Tenant activity was greatest in Kraków (74,100 sq m), the Tri-City area comprising Gdansk, Gdynia and Sopot (72,200 sqm) and Wrocław (45,900 sq m).
IT and modern business services companies were the dominant sectors.
The largest lease transactions outside Warsaw included Rockwell’s renegotiation and expansion totalling 19,500 sq m at the A4 Business Park in Kraków, 12,300 sqm leased by 3M at MidPoint 71 in Wrocław, and 11,400 sq m renegotiated by IBM in the Korona complex in Kraków.
Renegotiations accounted for 46% of activity while pre-lets comprised 10%.
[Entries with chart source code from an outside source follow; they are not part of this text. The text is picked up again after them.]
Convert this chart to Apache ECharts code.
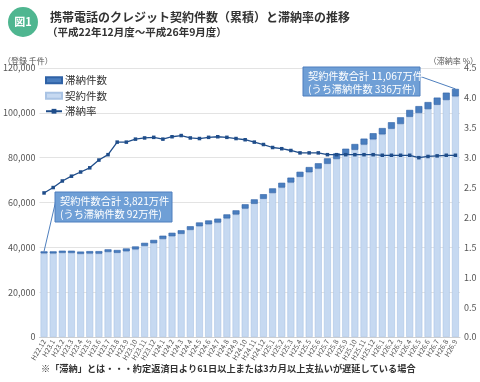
<!DOCTYPE html>
<html><head><meta charset="utf-8">
<script src="https://cdn.jsdelivr.net/npm/echarts@6/dist/echarts.min.js"></script>
<style>html,body{margin:0;padding:0;background:#fff}#c{width:480px;height:382px}</style>
</head><body><div id="c"></div>
<script>
const categories = ['H22.12','H23.1','H23.2','H23.3','H23.4','H23.5','H23.6','H23.7','H23.8','H23.9','H23.10','H23.11','H23.12',
'H24.1','H24.2','H24.3','H24.4','H24.5','H24.6','H24.7','H24.8','H24.9','H24.10','H24.11','H24.12',
'H25.1','H25.2','H25.3','H25.4','H25.5','H25.6','H25.7','H25.8','H25.9','H25.10','H25.11','H25.12',
'H26.1','H26.2','H26.3','H26.4','H26.5','H26.6','H26.7','H26.8','H26.9'];
// 契約件数 (non-delinquent part, 千件)
const contracts = [37290,37250,37500,37460,37050,37220,37170,37910,37540,38210,39060,40600,41850,
43700,44940,46000,47760,49400,50260,51030,52870,54620,57250,59400,61650,
64200,66630,68880,71430,73470,75110,77270,79400,81440,83470,85800,88130,
90370,92890,95020,98220,99910,101640,103560,105690,107310];
// 滞納件数 (千件)
const delinquent = [920,955,1005,1036,1052,1084,1134,1193,1265,1288,1337,1399,1446,
1496,1558,1604,1645,1697,1737,1769,1827,1876,1954,2002,2051,
2102,2167,2218,2270,2335,2387,2431,2498,2562,2626,2699,2772,
2833,2912,2979,3080,3090,3165,3236,3314,3360];
// 滞納率 (%)
const rates = [2.41,2.50,2.61,2.69,2.76,2.83,2.96,3.05,3.26,3.26,3.31,3.33,3.34,
3.31,3.35,3.37,3.33,3.32,3.34,3.35,3.34,3.32,3.30,3.26,3.22,
3.17,3.15,3.12,3.08,3.08,3.08,3.05,3.05,3.05,3.05,3.05,3.05,
3.04,3.04,3.04,3.04,3.00,3.02,3.03,3.04,3.04];
const leftTicks = [0,20000,40000,60000,80000,100000,120000];
const rightTicks = [0,0.5,1.0,1.5,2.0,2.5,3.0,3.5,4.0,4.5];
const note1 = ['契約件数合計 3,821万件','(うち滞納件数 92万件)'];
const note2 = ['契約件数合計 11,067万件','(うち滞納件数 336万件)'];

const FONT = '"Noto Sans CJK JP","Noto Sans",sans-serif';
const chart = echarts.init(document.getElementById('c'), null, {renderer:'canvas'});
const option = {
  backgroundColor:'#fff',
  textStyle:{fontFamily:FONT},
  animation:false,
  grid:{left:37,right:20,top:68,bottom:45},
  legend:{
    orient:'vertical', left:40, top:70, itemGap:5, itemWidth:16, itemHeight:6,
    data:[{name:'滞納件数',icon:'rect'},{name:'契約件数',icon:'rect'},{name:'滞納率'}],
    textStyle:{fontSize:10.5,color:'#333',fontFamily:FONT,padding:[0,0,0,-2]}
  },
  xAxis:{
    type:'category', data:categories,
    axisTick:{show:false},
    axisLine:{show:true,lineStyle:{color:'#d0d0d0'}},
    axisLabel:{interval:0, rotate:60, fontSize:7, color:'#555', margin:3}
  },
  yAxis:[
    {type:'value', min:leftTicks[0], max:leftTicks[leftTicks.length-1], interval:20000,
     axisLine:{show:false}, axisTick:{show:false},
     splitLine:{lineStyle:{color:'#e3e3e3'}},
     axisLabel:{fontSize:9,color:'#555',margin:4,formatter:v=>v.toLocaleString('en-US')}},
    {type:'value', min:rightTicks[0], max:rightTicks[rightTicks.length-1], interval:0.5,
     axisLine:{show:false}, axisTick:{show:false}, splitLine:{show:false},
     axisLabel:{fontSize:9,color:'#555',margin:4,formatter:v=>v.toFixed(1)}}
  ],
  series:[
    {name:'契約件数', type:'bar', stack:'s', data:contracts, barCategoryGap:'24%',
     itemStyle:{color:'#c6d9f1',borderColor:'#a9c3e4',borderWidth:0.6}},
    {name:'滞納件数', type:'bar', stack:'s', data:delinquent,
     itemStyle:{color:'#4a7ebf',borderColor:'#2f62a6',borderWidth:0.6}},
    {name:'滞納率', type:'line', yAxisIndex:1, data:rates, symbol:'rect', symbolSize:3.5,
     lineStyle:{color:'#1f4d8a',width:1.3}, itemStyle:{color:'#1f4d8a'}, z:5}
  ]
};
chart.setOption(option);

const first = chart.convertToPixel({seriesIndex:0},[0, contracts[0]+delinquent[0]]);
const n = categories.length-1;
const last = chart.convertToPixel({seriesIndex:0},[n, contracts[n]+delinquent[n]]);

function box(x,y,w,h,lines){
  return {type:'group', x:x, y:y, children:[
    {type:'rect', shape:{x:0,y:0,width:w,height:h}, style:{fill:'#6f9fd6',stroke:'#4f7fbe',lineWidth:1}},
    {type:'text', x:5, y:2, style:{text:lines.join('\n'), fill:'#fff', font:'10.2px '+FONT, lineHeight:13.5}}
  ]};
}
chart.setOption({graphic:[
  {type:'circle', shape:{cx:23,cy:22,r:15}, style:{fill:'#4fb690'}},
  {type:'text', x:23, y:22, style:{text:'図1', fill:'#fff', font:'bold 11px '+FONT, align:'center', verticalAlign:'middle'}},
  {type:'text', x:50, y:11, style:{text:'携帯電話のクレジット契約件数（累積）と滞納率の推移', fill:'#333', font:'bold 12px '+FONT}},
  {type:'text', x:47, y:27, style:{text:'（平成22年12月度～平成26年9月度）', fill:'#333', font:'bold 10.5px '+FONT}},
  {type:'text', x:3, y:57, style:{text:'（登録 千件）', fill:'#555', font:'8px '+FONT}},
  {type:'text', x:478, y:57, style:{text:'（滞納率 %）', fill:'#555', font:'8px '+FONT, align:'right'}},
  {type:'line', shape:{x1:first[0],y1:first[1],x2:56,y2:200}, style:{stroke:'#4f7fbe',lineWidth:1}},
  {type:'line', shape:{x1:last[0],y1:last[1],x2:419,y2:76}, style:{stroke:'#4f7fbe',lineWidth:1}},
  box(55,192,117,30,note1),
  box(303,67,117,29,note2),
  {type:'text', x:41, y:364, style:{text:'※「滞納」とは・・・約定返済日より61日以上または3カ月以上支払いが遅延している場合', fill:'#333', font:'bold 9.2px '+FONT}}
]});
</script>
</body></html>
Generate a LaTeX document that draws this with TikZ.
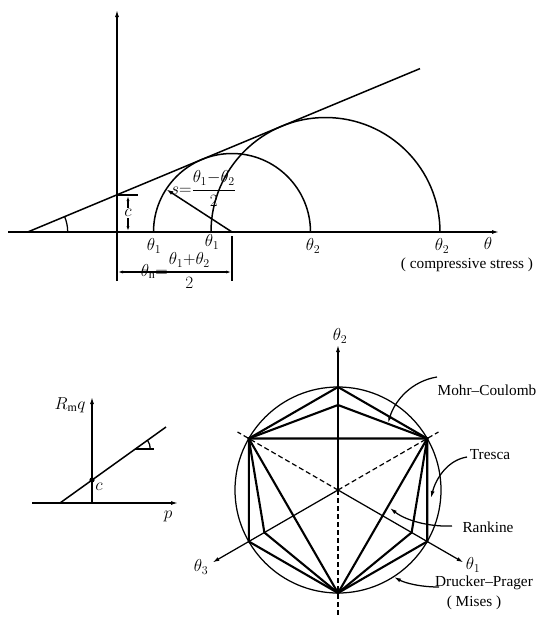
\documentclass[tikz,border=0pt]{standalone}
\usepackage{fontspec}
\setmainfont{Liberation Serif}
\usepackage{amsmath}
\usetikzlibrary{arrows.meta,calc}
\begin{document}
\begin{tikzpicture}[x=1pt,y=-1pt,
  thinl/.style={line width=1.25pt},
  midl/.style={line width=1.5pt},
  thickl/.style={line width=2.1pt, line join=miter},
  arr/.style={-{Latex[length=7pt,width=4pt]}},
  darr/.style={{Latex[length=6pt,width=3pt]}-{Latex[length=6pt,width=3pt]}},
  lbl/.style={font=\fontsize{17}{20}\selectfont, inner sep=0pt},
  txt/.style={font=\fontsize{15.3}{18}\selectfont, inner sep=0pt},
  dsh/.style={line width=1.2pt, dash pattern=on 5pt off 3pt},
]
\useasboundingbox (0,0) rectangle (537,619);

% ---------------- top: Mohr circles ----------------
\coordinate (O1) at (117,232);
\coordinate (yt) at (117,10);
\coordinate (yb) at (117,281);
\coordinate (xl) at (8,232);
\coordinate (xr) at (499,232);
\draw[thinl,arr] (yb) -- (yt);
\draw[thinl,arr] (xl) -- (xr);

\coordinate (E0) at (27.7,232);
\coordinate (E1) at (420,68.6);
\draw[midl] (E0) -- (E1);
\draw[thinl] ($(E0)+(40,0)$) arc[start angle=0,end angle=-22.6,radius=40];

\coordinate (C1) at (232,232);
\coordinate (C2) at (325.5,232);
\draw[midl] (153.5,232) arc[start angle=180,end angle=360,radius=78.5];
\draw[midl] (211,232) arc[start angle=180,end angle=360,radius=114.5];

\coordinate (S1) at ($(C1)+(-147:78.5)$);
\draw[midl,arr] (C1) -- (S1);
\node[lbl,anchor=base west] (sl) at (171,194.3) {$s{=}\dfrac{\theta_1{-}\theta_2}{2}$};

% c dimension
\coordinate (cA) at (117,195.1);
\coordinate (cB) at (138,195.1);
\draw[thinl] (cA) -- (cB);
\coordinate (cT) at (128,195.1);
\coordinate (cD) at (128,232);
\draw[thinl,darr] (cT) -- (cD);
\node[lbl,fill=white,inner sep=1pt] (cl) at (128,213) {$c$};

% bottom dimension
\coordinate (dE) at (232,236);
\coordinate (dF) at (232,281);
\draw[thinl] (dE) -- (dF);
\coordinate (dL) at (117,272);
\coordinate (dR) at (232,272);
\draw[thinl,darr] (dL) -- (dR);
\node[lbl,anchor=base] (thn) at (176,276.3) {$\theta_{\mathrm{n}}{=}\dfrac{\theta_1{+}\theta_2}{2}$};

\node[lbl] (a1) at (154,246) {$\theta_1$};
\node[lbl] (a2) at (212,242) {$\theta_1$};
\node[lbl] (a3) at (313,246) {$\theta_2$};
\node[lbl] (a4) at (442,246) {$\theta_2$};
\node[lbl] (a5) at (488,243) {$\theta$};
\node[txt] (cs) at (467,265) {( compressive stress )};

% ---------------- bottom left: p-q ----------------
\coordinate (pl) at (32,503);
\coordinate (pr) at (178,503);
\coordinate (qb) at (92,503);
\coordinate (qt) at (92,397);
\draw[thinl,arr] (pl) -- (pr);
\draw[thinl,arr] (qb) -- (qt);
\coordinate (L0) at (60,503);
\coordinate (L1) at (166,427);
\draw[midl] (L0) -- (L1);
\coordinate (cp) at (92,480);
\fill (cp) circle[radius=2.6];
\node[lbl] (cpl) at (99,487) {$c$};
\coordinate (G0) at (135.3,449);
\coordinate (G1) at (154,449);
\draw[thinl] (G0) -- (G1);
\draw[thinl] ($(G0)+(15,0)$) arc[start angle=0,end angle=-35.6,radius=15];
\node[lbl] (rq) at (70,405) {$R_{\mathrm{m}}q$};
\node[lbl] (pp) at (168,516) {$p$};

% ---------------- bottom right: pi-plane ----------------
\coordinate (O) at (338,490);
\coordinate (T90) at ($(O)+(-90:103)$);
\coordinate (T30) at ($(O)+(-30:103)$);
\coordinate (T150) at ($(O)+(-150:103)$);
\coordinate (T210) at ($(O)+(150:103)$);
\coordinate (T270) at ($(O)+(90:103)$);
\coordinate (T330) at ($(O)+(30:103)$);
\coordinate (M90) at ($(O)+(-90:85)$);
\coordinate (M210) at ($(O)+(150:85)$);
\coordinate (M330) at ($(O)+(30:85)$);

\draw[thinl] (O) circle[radius=103];
\coordinate (Ax2) at (338,345);
\coordinate (Ax1) at ($(O)+(30:145)$);
\coordinate (Ax3) at ($(O)+(150:145)$);
\draw[thinl,arr] (O) -- (Ax2);
\draw[thinl,arr] (O) -- (Ax1);
\draw[thinl,arr] (O) -- (Ax3);
\coordinate (D1) at (338,615);
\coordinate (D2) at ($(O)+(-30:116)$);
\coordinate (D3) at ($(O)+(-150:116)$);
\draw[dsh] (O) -- (D1);
\draw[dsh] (O) -- (D2);
\draw[dsh] (O) -- (D3);

\draw[thickl] (T90) -- (T30) -- (T330) -- (T270) -- (T210) -- (T150) -- cycle;
\draw[thickl] (M90) -- (T30) -- (M330) -- (T270) -- (M210) -- (T150) -- cycle;
\draw[thickl] (T150) -- (T30) -- (T270) -- cycle;

\node[lbl] (t2) at (340,336) {$\theta_2$};
\node[lbl] (t1) at (473,565) {$\theta_1$};
\node[lbl] (t3) at (201,567) {$\theta_3$};

\node[txt] (mc) at (487,390) {Mohr--Coulomb};
\node[txt] (tr) at (490,455) {Tresca};
\node[txt] (rk) at (488,527) {Rankine};
\node[txt] (dp) at (484,583) {Drucker--Prager};
\node[txt] (ms) at (474,603) {( Mises )};

\coordinate (mcS) at (437,377);
\coordinate (mcE) at (388,423);
\draw[thinl,arr] (mcS) .. controls (412,381) and (395,400) .. (mcE);
\coordinate (trS) at (467,457);
\coordinate (trE) at (431,498);
\draw[thinl,arr] (trS) .. controls (448,460) and (436,478) .. (trE);
\coordinate (rkS) at (452,526);
\coordinate (rkE) at (390,508);
\draw[thinl,arr] (rkS) .. controls (428,527) and (405,520) .. (rkE);
\coordinate (dpS) at (439,587);
\coordinate (dpE) at (394,577);
\draw[thinl,arr] (dpS) .. controls (420,587) and (405,583) .. (dpE);
\end{tikzpicture}
\end{document}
There are now fewer sublettings although there had been a rapid rise in these at the end of 2020.
The average vacancy rate in Poland is 12.9%, up 3.9 pp compared to H1 2020. The vacancy rate in the eight main regional markets is 13.4%, while in Warsaw it stands at 12.5%.
“At the end of Q2, over 168,000 sq m was available for sublet outside Warsaw, 54% of which was located in Wrocław, Kraków and Tri-City. In total, there is approximately 300,000 sq m available for sublease in Poland”, says senior research analyst Ewa Grudzień.
The highest rents outside Warsaw were recorded in Kraków (€14-15.5 / sqm / month), while the lowest was to be found in Lublin (€10.5-11.5 / sqm / month).
The total office stock in Poland now stands at over 12 million sq m. The balance between Warsaw and regional markets is pretty much evenly distributed (less than 6.1 million sq m compared to over 5.9 million sq m).
A total of 1.1 million sq m of modern office space is currently under construction in Poland.
In H1 2021, 11 office buildings with a total area of 126,500 sq m were completed outside Warsaw. “Developer activity outside Warsaw remains strong, and in fact at a higher level than in the capital. A further 760,000 sq m, which is under construction in the country’s eight major regional markets, is scheduled to be delivered by the end of 2023,” Grudzień said. “The highest levels of development activity are currently being seen in Wrocław, Katowice and Tri-City,”
Across the country, office properties worth around € 800 million changed hands in the first half of the year.
Outside Warsaw, the total value of office investment transactions was €375 million – “moderate,” said JLL head of office investment Marcin Sulewski but still 10% higher than the H1 average of the last decade.
Poland’s largest office deal concluded in the first six months of 2021, was the sale of Buma Group’s portfolio in Kraków and Wrocław for approximately €200 million to Partners Group.
Almost 50% of regional investment activity was in Kraków, with 27% in Tri-City, including Torus’ sale of its Alchemia Neon in Gdańsk.
“Given the transactions currently in the pipeline, we estimate that total office volumes for this year should be close to 2020’s result”, Sulewski said.